Over time, public hygiene evolved, but the school calendar did not. A one-size-fits-all summer break became entrenched in a nation where students and families come in many sizes and with many different needs. As I suggest in The Great School Rethink, our approach should be to rethink summer in response to those diverse needs—rather than to swap out our current one-size-fits-all model for a new one.
Summer vacations work well for many families, especially those with adequate child care, in which the parents have flexible jobs, or those of means. These families may find much value in a summer break that allows for camps, travel, and family time. And that’s a good thing. Attacks on summer vacation which dismiss that fact are misguided and tone-deaf.
But there are also many families for whom the traditional summer is a poor fit, especially that lack resources or child care, have no parent at home during the day, or live in chaotic or unsafe neighborhoods. For these families, summer can be a time when kids are adrift, vulnerable, and restless.
These differences can yield “summer learning loss,” as more affluent students have more access to high-quality camps and cool vacations than their peers. All of this means that summer schooling—if it’s active, invigorating, and professional—can be a practical and appealing solution for many families. Add in the concern that, regardless of familial circumstances, too many unattended kids will otherwise spend long days gaming, watching videos, or cruising questionable websites, and it’s easy to understand why many parents want access to structured, supervised summer activities.

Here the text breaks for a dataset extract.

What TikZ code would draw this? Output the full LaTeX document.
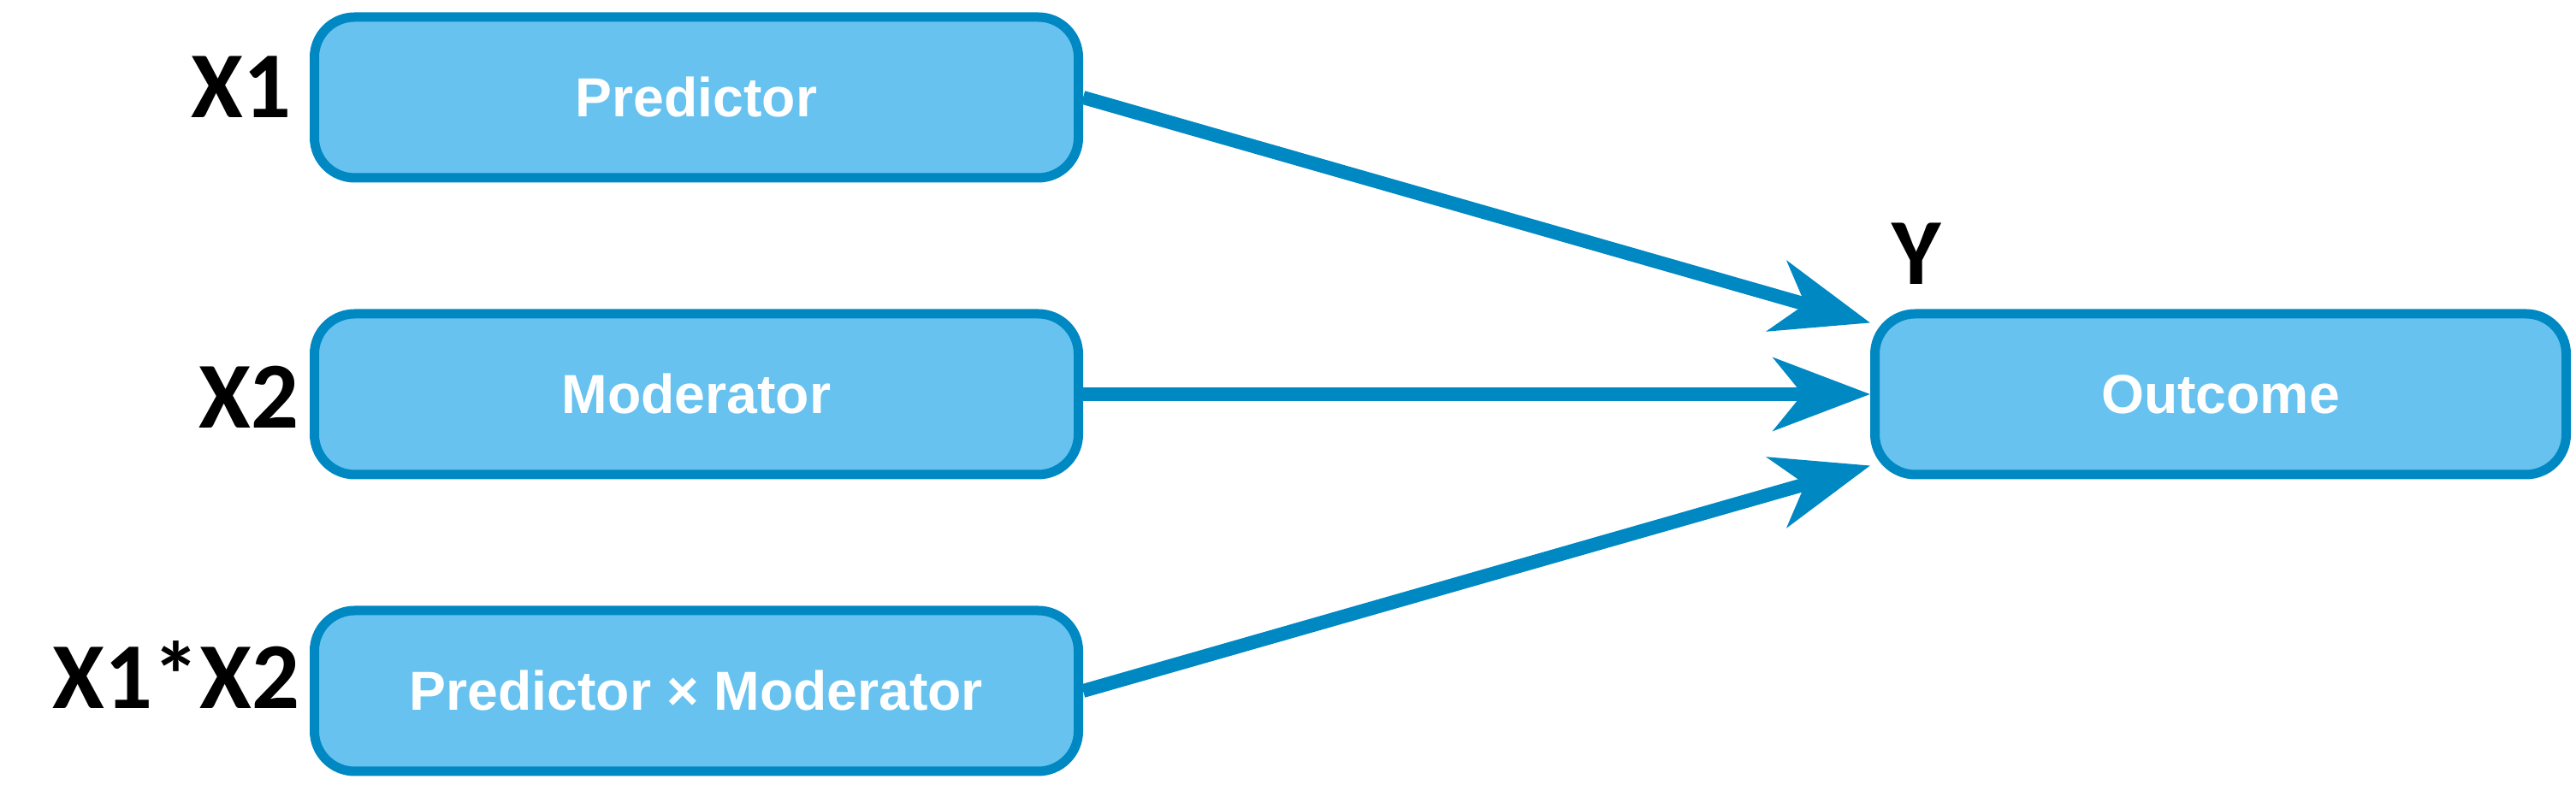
\documentclass[tikz,border=0pt]{standalone}
\usepackage{fontspec}
\setmainfont{Liberation Sans}
\newfontfamily\lblfont{Carlito}
\usepackage{xcolor}
\usepackage{tikz}
\usetikzlibrary{arrows.meta}
\definecolor{boxfill}{HTML}{67C2EF}
\definecolor{boxline}{HTML}{0088C3}

\begin{document}
\begin{tikzpicture}[
    box/.style={draw=boxline, fill=boxfill, line width=0.11cm, rounded corners=0.47cm,
      minimum width=8.93cm, minimum height=1.88cm, inner sep=0pt, text=white,
      font=\fontsize{18.3}{22}\selectfont\bfseries},
    lbl/.style={font=\lblfont\fontsize{31.4}{36}\selectfont\bfseries, inner sep=0pt},
    link/.style={draw=boxline, line width=0.16cm,
      -{Stealth[length=1.13cm, width=0.85cm, inset=0.34cm]}}]
          \useasboundingbox (0,0) rectangle (30.11,9.25);

          \node[box] (pred) at (8.14,8.11) {Predictor};
          \node[box] (mod) at (8.14,4.64) {Moderator};
          \node[box] (inter) at (8.14,1.17) {Predictor × Moderator};
          \node[box, minimum width=8.08cm] (out) at (25.955,4.64) {Outcome};

          \node[lbl, anchor=base east] (x1) at (3.41,7.87) {X1};
          \node[lbl, anchor=base east] (x2) at (3.50,4.24) {X2};
          \node[lbl, anchor=base east] (x12) at (3.51,0.96) {X1*X2};
          \node[lbl, anchor=base] (y) at (22.40,5.92) {Y};

          \draw[link] (pred.east) -- ([yshift=-0.16cm]out.north west);
          \draw[link] (mod.east) -- (out.west);
          \draw[link] (inter.east) -- ([yshift=0.16cm]out.south west);
        \end{tikzpicture}
\end{document}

An anachronistic calendar shaped by 19th-century hygiene concerns may not be a particularly good fit for many students, families, and communities today. Fair enough. That argues for rethinking what we’re doing, providing more options, and reshaping yesterday’s one-size-fits-all model into one that can better meet a diversity of student needs and family situations.
But none of this should serve as an excuse to box a single child up for additional weeks of uninspired schoolwork. No one should imagine that locking kids in chaotic classrooms or lifeless schools during bright summer days is doing them any favors.